=== INFORMATION SUPPLIED ===
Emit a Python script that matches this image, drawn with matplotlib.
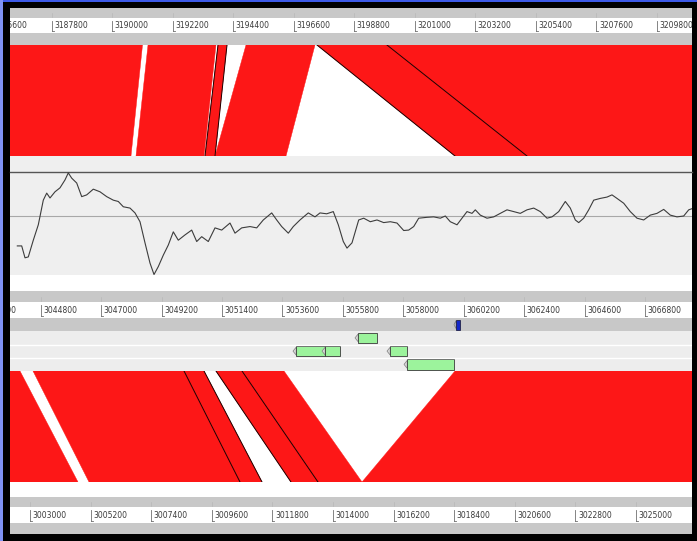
import matplotlib
matplotlib.use("Agg")
import matplotlib.pyplot as plt
from matplotlib.patches import Rectangle, Polygon

# ---------------- data ----------------
# visible windows (bp) of the three sequences
seq1_view = (3186292, 3211070)   # upper genome
seq2_view = (3043683, 3068508)   # middle genome
seq3_view = (3002274, 3027031)   # lower genome

seq1_ticks = [3185600, 3187800, 3190000, 3192200, 3194400, 3196600, 3198800,
              3201000, 3203200, 3205400, 3207600, 3209800]
seq2_ticks = [3042600, 3044800, 3047000, 3049200, 3051400, 3053600, 3055800,
              3058000, 3060200, 3062400, 3064600, 3066800]
seq3_ticks = [3003000, 3005200, 3007400, 3009600, 3011800, 3014000, 3016200,
              3018400, 3020600, 3022800, 3025000]

# matches seq1 <-> seq2
upper_s1_start = [3175030, 3191306, 3193849, 3194866, 3197445, 3199988]
upper_s1_end   = [3191106, 3193776, 3194176, 3197373, 3199988, 3222255]
upper_s2_start = [3031962, 3048269, 3050781, 3051145, 3059881, 3062502]
upper_s2_end   = [3048087, 3050745, 3051145, 3053730, 3062502, 3084815]

# matches seq2 <-> seq3
lower_s2_start = [3032399, 3044520, 3050017, 3051181, 3052128, 3059881]
lower_s2_end   = [3044047, 3050017, 3050745, 3052128, 3053657, 3079719]
lower_s3_start = [2993126, 3005142, 3010623, 3012474, 3013454, 3015052]
lower_s3_end   = [3004742, 3010623, 3011422, 3013454, 3015052, 3034835]

# graph along seq2
graph_pos = [3043949, 3044109, 3044229, 3044349, 3044531, 3044713, 3044895, 3045019,
             3045139, 3045321, 3045503, 3045685, 3045805, 3045929, 3046111, 3046293,
             3046475, 3046715, 3046959, 3047203, 3047443, 3047625, 3047807, 3048051,
             3048233, 3048415, 3048597, 3048779, 3048925, 3049081, 3049263, 3049445,
             3049627, 3049809, 3050053, 3050297, 3050479, 3050661, 3050901, 3051145,
             3051389, 3051691, 3051873, 3052117, 3052419, 3052663, 3052903, 3053209,
             3053391, 3053573, 3053813, 3053995, 3054239, 3054541, 3054785, 3054967,
             3055211, 3055451, 3055633, 3055815, 3055950, 3056132, 3056376, 3056558,
             3056798, 3057042, 3057285, 3057527, 3057770, 3058014, 3058196, 3058378,
             3058560, 3058862, 3059105, 3059346, 3059528, 3059710, 3059954, 3060136,
             3060318, 3060500, 3060620, 3060802, 3061046, 3061290, 3061530, 3061774,
             3062018, 3062258, 3062502, 3062746, 3062986, 3063230, 3063412, 3063656,
             3063896, 3064078, 3064260, 3064384, 3064566, 3064748, 3064930, 3065170,
             3065414, 3065596, 3065778, 3066022, 3066262, 3066506, 3066750, 3066990,
             3067234, 3067478, 3067718, 3067962, 3068206, 3068388, 3068570]
graph_val = [-0.68, -0.68, -0.95, -0.93, -0.55, -0.20, 0.36, 0.52,
             0.41, 0.55, 0.64, 0.82, 0.98, 0.86, 0.75, 0.44,
             0.48, 0.61, 0.55, 0.44, 0.36, 0.33, 0.21, 0.18,
             0.07, -0.13, -0.61, -1.07, -1.33, -1.15, -0.89, -0.66,
             -0.36, -0.55, -0.43, -0.32, -0.58, -0.47, -0.58, -0.27,
             -0.32, -0.16, -0.39, -0.27, -0.24, -0.27, -0.09, 0.07,
             -0.09, -0.24, -0.39, -0.24, -0.09, 0.07, -0.02, 0.07,
             0.05, 0.10, -0.20, -0.58, -0.73, -0.61, -0.09, -0.05,
             -0.13, -0.09, -0.15, -0.13, -0.16, -0.33, -0.32, -0.24,
             -0.05, -0.03, -0.02, -0.05, 0.00, -0.13, -0.20, -0.05,
             0.10, 0.06, 0.14, 0.02, -0.05, -0.02, 0.06, 0.14,
             0.10, 0.06, 0.14, 0.18, 0.10, -0.05, -0.02, 0.10,
             0.33, 0.18, -0.09, -0.15, -0.05, 0.14, 0.36, 0.40,
             0.43, 0.48, 0.40, 0.29, 0.10, -0.05, -0.09, 0.02,
             0.06, 0.15, 0.02, -0.02, 0.00, 0.14, 0.18]
graph_max = 1.0
graph_min = -1.341

# features on seq2 (reverse strand, drawn from start = arrow tip)
feat_start = [3056241, 3053984, 3055040, 3057406, 3058025]
feat_end   = [3057042, 3055149, 3055695, 3058134, 3059845]
feat_frame = [1, 2, 2, 2, 3]
marker_start, marker_end = 3059845, 3060063

# ---------------- drawing ----------------
W, H = 697, 541
fig = plt.figure(figsize=(W / 100, H / 100), dpi=100)
fig.patch.set_facecolor('#3d5ae6')

RED = '#fd1717'
GREY = '#c8c8c8'
LANE = '#ededed'


def px_axes(x0, y0, x1, y1, **kw):
    ax = fig.add_axes([x0 / W, 1 - y1 / H, (x1 - x0) / W, (y1 - y0) / H], **kw)
    ax.set_axis_off()
    return ax


bg = px_axes(0, 0, W, H)
bg.set_xlim(0, W)
bg.set_ylim(H, 0)
bg.add_patch(Rectangle((0, 0), 3, H, color='#7f92f4', lw=0))
bg.add_patch(Rectangle((3, 2), W - 3, H - 2, color='black', lw=0))
bg.add_patch(Rectangle((10, 8), 682, 526, color='white', lw=0))
bg.add_patch(Rectangle((10, 156), 682, 119, color='#efefef', lw=0))


def draw_ruler(y_band0, y_strip0, y_strip1, y_band1, view, ticks):
    ax = px_axes(10, y_band0, 692, y_band1)
    ax.set_xlim(*view)
    ax.set_ylim(y_band1, y_band0)
    ax.axhspan(y_band0, y_band1, color=GREY, lw=0)
    ax.axhspan(y_strip0, y_strip1, color='white', lw=0)
    bppx = (view[1] - view[0]) / 682.0
    for t in ticks:
        ax.plot([t, t], [y_strip0 + 3, y_strip1 - 2], color='#707070', lw=0.6)
        ax.plot([t, t + 2 * bppx], [y_strip1 - 2, y_strip1 - 2], color='#707070', lw=0.6)
        ax.plot([t, t], [y_strip0 - 5, y_strip0 - 1], color='#b8b8b8', lw=0.5)
        ax.text(t + 2.5 * bppx, (y_strip0 + y_strip1) / 2 + 0.5, str(t), fontsize=5.5,
                color='#3a3a3a', ha='left', va='center', clip_on=True)
    return ax


draw_ruler(8, 18, 33, 45, seq1_view, seq1_ticks)
draw_ruler(291, 302, 318, 318.5, seq2_view, seq2_ticks)
draw_ruler(497, 507, 523, 534, seq3_view, seq3_ticks)


def frac(bp, view):
    return (bp - view[0]) / (view[1] - view[0])


def draw_comparison(y0, y1, top_view, bot_view, ts, te, bs, be, outlined):
    ax = px_axes(10, y0, 692, y1)
    ax.set_xlim(0, 1)
    ax.set_ylim(0, 1)
    for i in range(len(ts)):
        pts = [(frac(ts[i], top_view), 1), (frac(te[i], top_view), 1),
               (frac(be[i], bot_view), 0), (frac(bs[i], bot_view), 0)]
        ax.add_patch(Polygon(pts, closed=True, facecolor=RED, edgecolor=RED, lw=0.3))
    for i in outlined:
        ax.plot([frac(ts[i], top_view), frac(bs[i], bot_view)], [1, 0], color='#1a0000', lw=0.7)
        ax.plot([frac(te[i], top_view), frac(be[i], bot_view)], [1, 0], color='#1a0000', lw=0.7)
    return ax


draw_comparison(45, 156, seq1_view, seq2_view,
                upper_s1_start, upper_s1_end, upper_s2_start, upper_s2_end, [2, 4])
draw_comparison(371, 482, seq2_view, seq3_view,
                lower_s2_start, lower_s2_end, lower_s3_start, lower_s3_end, [2, 3])

# graph
g = px_axes(10, 172, 692, 275)
g.set_xlim(*seq2_view)
g.set_ylim(graph_min, graph_max)
g.axhline(graph_max, color='#555555', lw=1.0, clip_on=False)
g.axhline(0, color='#a8a8a8', lw=0.8)
g.plot(graph_pos, graph_val, color='#3c3c3c', lw=0.8)

# feature lanes of seq2
f = px_axes(10, 318, 692, 371)
f.set_xlim(*seq2_view)
f.set_ylim(4, 0)
f.axhspan(0, 1, color=GREY, lw=0)
f.axhspan(1, 4, color=LANE, lw=0)
for yy in (2, 3):
    f.axhline(yy, color='white', lw=1.0)
bppx2 = (seq2_view[1] - seq2_view[0]) / 682.0
tip = 3.2 * bppx2
for s, e, r in zip(feat_start, feat_end, feat_frame):
    f.add_patch(Polygon([(s, r + 0.5), (s + tip, r + 0.2), (s + tip, r + 0.8)],
                        closed=True, facecolor='#d8d8d8', edgecolor='#808080', lw=0.5))
    f.add_patch(Rectangle((s + tip, r + 0.1), e - s - tip, 0.8,
                          facecolor='#9cf39c', edgecolor='#3a3a3a', lw=0.6))
f.add_patch(Polygon([(marker_start, 0.5), (marker_start + 2 * bppx2, 0.2),
                     (marker_start + 2 * bppx2, 0.8)], closed=True,
                    facecolor='#d0d0d0', edgecolor='#808080', lw=0.5))
f.add_patch(Rectangle((marker_start + 2 * bppx2, 0.12), marker_end - marker_start - 2 * bppx2, 0.76,
                      facecolor='#1428c8', edgecolor='#101030', lw=0.5))

fig.savefig('out.png', dpi=100, facecolor=fig.get_facecolor())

=== DIRECTIONS ===
Exactly as they appear, print the lines of the listing above from its first line through the line that contains "from matplotlib.patches import", minus the pictures.

=== FULL RESPONSE ===
Emit a Python script that matches this image, drawn with matplotlib.
import matplotlib
matplotlib.use("Agg")
import matplotlib.pyplot as plt
from matplotlib.patches import Rectangle, Polygon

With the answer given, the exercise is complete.